AVAILABLE DATA
## START

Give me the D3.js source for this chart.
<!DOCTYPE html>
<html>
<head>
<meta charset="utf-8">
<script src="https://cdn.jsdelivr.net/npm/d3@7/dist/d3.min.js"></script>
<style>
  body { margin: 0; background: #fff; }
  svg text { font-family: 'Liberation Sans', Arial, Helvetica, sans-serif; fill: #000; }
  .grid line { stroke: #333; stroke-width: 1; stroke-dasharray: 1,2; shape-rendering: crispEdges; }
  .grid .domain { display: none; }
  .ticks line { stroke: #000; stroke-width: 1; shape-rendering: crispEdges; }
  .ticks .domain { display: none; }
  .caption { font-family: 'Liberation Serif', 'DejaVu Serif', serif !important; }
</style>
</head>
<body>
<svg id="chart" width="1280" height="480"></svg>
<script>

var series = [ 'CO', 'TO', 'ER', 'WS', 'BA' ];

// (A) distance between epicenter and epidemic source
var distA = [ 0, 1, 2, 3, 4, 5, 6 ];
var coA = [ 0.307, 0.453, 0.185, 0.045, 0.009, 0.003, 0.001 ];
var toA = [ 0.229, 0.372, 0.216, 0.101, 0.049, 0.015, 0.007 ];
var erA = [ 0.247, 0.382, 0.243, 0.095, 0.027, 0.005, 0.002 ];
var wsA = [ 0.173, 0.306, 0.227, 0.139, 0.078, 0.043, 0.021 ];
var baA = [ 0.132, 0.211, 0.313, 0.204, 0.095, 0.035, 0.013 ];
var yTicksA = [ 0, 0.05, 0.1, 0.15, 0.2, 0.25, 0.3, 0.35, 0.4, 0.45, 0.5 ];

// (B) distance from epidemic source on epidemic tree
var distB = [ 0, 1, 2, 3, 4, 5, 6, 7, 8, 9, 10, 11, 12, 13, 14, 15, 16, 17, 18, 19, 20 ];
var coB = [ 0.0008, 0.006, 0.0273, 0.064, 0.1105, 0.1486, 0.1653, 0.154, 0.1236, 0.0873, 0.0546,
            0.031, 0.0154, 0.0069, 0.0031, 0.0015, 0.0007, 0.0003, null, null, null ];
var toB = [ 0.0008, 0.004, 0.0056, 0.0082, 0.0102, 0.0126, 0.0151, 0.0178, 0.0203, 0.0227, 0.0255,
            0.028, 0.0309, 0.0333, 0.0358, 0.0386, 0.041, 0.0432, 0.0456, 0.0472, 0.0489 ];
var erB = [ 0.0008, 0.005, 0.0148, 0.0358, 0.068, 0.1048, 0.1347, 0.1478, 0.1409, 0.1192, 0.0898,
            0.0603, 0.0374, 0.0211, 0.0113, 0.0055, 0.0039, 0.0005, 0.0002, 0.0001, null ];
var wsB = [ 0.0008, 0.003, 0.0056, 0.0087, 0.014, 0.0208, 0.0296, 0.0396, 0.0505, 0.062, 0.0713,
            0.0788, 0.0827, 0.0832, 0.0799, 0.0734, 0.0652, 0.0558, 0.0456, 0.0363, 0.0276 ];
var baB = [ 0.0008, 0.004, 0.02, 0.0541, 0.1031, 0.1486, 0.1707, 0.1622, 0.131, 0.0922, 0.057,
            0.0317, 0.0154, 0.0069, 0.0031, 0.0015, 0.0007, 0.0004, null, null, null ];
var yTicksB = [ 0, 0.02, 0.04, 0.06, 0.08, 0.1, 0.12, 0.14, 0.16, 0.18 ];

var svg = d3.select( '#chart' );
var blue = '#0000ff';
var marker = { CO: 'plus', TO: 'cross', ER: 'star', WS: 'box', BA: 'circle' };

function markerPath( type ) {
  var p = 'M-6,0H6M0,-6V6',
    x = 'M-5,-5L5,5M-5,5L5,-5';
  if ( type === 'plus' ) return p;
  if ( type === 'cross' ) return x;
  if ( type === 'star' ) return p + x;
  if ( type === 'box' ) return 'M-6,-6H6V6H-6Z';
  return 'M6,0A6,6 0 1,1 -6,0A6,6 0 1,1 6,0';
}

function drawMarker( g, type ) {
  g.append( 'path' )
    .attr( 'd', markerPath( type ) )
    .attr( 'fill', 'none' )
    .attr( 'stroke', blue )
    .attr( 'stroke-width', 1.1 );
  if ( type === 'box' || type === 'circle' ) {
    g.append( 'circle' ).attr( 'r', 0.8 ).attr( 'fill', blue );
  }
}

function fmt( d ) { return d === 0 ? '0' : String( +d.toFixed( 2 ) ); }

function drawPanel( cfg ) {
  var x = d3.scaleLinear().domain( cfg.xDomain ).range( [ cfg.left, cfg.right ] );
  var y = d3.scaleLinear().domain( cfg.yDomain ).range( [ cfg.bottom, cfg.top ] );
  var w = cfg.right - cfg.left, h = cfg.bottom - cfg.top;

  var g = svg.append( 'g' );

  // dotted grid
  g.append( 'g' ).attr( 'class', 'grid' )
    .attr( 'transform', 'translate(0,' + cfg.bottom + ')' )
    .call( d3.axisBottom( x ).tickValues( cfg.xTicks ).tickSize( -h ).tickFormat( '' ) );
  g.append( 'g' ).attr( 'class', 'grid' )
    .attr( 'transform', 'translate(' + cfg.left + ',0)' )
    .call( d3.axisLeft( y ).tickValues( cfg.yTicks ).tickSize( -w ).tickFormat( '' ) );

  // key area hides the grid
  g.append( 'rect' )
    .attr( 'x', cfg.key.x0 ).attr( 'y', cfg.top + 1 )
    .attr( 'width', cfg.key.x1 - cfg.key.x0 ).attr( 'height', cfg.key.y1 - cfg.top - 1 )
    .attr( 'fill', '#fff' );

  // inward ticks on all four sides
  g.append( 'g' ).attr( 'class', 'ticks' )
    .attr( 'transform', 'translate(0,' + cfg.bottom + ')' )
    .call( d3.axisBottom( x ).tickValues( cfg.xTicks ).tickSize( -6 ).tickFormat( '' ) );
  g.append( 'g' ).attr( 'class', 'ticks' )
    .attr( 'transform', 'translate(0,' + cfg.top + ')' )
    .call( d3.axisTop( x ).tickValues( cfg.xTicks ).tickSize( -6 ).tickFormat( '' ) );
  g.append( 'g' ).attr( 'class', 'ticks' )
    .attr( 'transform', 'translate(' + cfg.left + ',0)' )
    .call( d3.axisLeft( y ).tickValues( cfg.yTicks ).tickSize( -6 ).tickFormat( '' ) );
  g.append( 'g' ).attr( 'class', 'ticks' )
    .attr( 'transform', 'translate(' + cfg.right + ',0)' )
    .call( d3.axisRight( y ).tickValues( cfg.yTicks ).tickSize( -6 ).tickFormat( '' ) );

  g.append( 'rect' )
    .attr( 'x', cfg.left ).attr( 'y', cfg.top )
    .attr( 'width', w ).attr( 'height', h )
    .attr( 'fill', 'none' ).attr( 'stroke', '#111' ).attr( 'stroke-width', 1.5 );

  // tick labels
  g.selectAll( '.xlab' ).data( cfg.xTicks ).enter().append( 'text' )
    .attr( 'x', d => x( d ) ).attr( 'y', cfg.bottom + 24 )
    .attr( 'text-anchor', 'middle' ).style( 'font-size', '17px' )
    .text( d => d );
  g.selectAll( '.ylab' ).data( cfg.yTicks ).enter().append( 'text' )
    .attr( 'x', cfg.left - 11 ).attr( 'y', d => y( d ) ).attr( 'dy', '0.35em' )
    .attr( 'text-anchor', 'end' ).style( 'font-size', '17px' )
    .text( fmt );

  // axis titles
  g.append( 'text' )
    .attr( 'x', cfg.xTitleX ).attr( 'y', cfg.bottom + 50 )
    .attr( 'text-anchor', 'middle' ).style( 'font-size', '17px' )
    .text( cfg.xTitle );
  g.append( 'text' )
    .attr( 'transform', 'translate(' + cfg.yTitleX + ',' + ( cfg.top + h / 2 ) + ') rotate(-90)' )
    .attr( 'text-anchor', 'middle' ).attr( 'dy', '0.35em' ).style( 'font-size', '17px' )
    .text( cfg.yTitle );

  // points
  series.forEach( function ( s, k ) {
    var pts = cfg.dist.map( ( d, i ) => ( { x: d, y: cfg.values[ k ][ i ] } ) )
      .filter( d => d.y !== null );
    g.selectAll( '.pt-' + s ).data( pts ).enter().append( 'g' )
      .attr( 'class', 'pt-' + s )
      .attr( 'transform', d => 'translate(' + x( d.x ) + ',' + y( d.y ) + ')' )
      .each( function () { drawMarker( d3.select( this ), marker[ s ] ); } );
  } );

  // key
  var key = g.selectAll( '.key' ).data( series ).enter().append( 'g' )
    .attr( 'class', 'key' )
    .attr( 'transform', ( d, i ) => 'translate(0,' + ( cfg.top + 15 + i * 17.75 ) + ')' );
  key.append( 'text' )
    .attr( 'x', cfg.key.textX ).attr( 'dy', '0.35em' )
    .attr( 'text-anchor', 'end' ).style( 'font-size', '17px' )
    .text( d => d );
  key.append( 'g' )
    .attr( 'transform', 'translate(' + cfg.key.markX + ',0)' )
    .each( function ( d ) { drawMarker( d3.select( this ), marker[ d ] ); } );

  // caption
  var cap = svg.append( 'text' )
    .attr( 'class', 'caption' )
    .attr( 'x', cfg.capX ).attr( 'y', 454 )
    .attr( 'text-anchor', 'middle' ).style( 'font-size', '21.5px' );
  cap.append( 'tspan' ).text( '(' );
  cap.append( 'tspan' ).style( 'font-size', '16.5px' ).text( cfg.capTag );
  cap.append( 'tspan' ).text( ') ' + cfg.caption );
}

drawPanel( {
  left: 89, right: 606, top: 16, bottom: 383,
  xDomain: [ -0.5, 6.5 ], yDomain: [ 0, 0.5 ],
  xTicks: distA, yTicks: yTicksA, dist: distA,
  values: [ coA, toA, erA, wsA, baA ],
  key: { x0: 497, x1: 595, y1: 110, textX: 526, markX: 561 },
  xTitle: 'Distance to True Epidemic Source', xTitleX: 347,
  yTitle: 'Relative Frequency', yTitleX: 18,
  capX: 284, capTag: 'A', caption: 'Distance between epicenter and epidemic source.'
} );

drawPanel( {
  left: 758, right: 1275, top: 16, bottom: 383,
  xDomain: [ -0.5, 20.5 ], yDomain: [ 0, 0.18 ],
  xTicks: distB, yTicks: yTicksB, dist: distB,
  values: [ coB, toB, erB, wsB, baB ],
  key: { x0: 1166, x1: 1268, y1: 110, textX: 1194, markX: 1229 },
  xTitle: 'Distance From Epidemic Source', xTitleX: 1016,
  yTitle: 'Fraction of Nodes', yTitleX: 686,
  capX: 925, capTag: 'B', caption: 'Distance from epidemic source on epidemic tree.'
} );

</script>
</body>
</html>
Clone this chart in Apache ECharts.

## END

Copy the lines from the start of the data verbatim, stopping after the line containing "0.45, 0.5 ];".

RESULT OF THIS EXERCISE
Give me the D3.js source for this chart.
<!DOCTYPE html>
<html>
<head>
<meta charset="utf-8">
<script src="https://cdn.jsdelivr.net/npm/d3@7/dist/d3.min.js"></script>
<style>
  body { margin: 0; background: #fff; }
  svg text { font-family: 'Liberation Sans', Arial, Helvetica, sans-serif; fill: #000; }
  .grid line { stroke: #333; stroke-width: 1; stroke-dasharray: 1,2; shape-rendering: crispEdges; }
  .grid .domain { display: none; }
  .ticks line { stroke: #000; stroke-width: 1; shape-rendering: crispEdges; }
  .ticks .domain { display: none; }
  .caption { font-family: 'Liberation Serif', 'DejaVu Serif', serif !important; }
</style>
</head>
<body>
<svg id="chart" width="1280" height="480"></svg>
<script>

var series = [ 'CO', 'TO', 'ER', 'WS', 'BA' ];

// (A) distance between epicenter and epidemic source
var distA = [ 0, 1, 2, 3, 4, 5, 6 ];
var coA = [ 0.307, 0.453, 0.185, 0.045, 0.009, 0.003, 0.001 ];
var toA = [ 0.229, 0.372, 0.216, 0.101, 0.049, 0.015, 0.007 ];
var erA = [ 0.247, 0.382, 0.243, 0.095, 0.027, 0.005, 0.002 ];
var wsA = [ 0.173, 0.306, 0.227, 0.139, 0.078, 0.043, 0.021 ];
var baA = [ 0.132, 0.211, 0.313, 0.204, 0.095, 0.035, 0.013 ];
var yTicksA = [ 0, 0.05, 0.1, 0.15, 0.2, 0.25, 0.3, 0.35, 0.4, 0.45, 0.5 ];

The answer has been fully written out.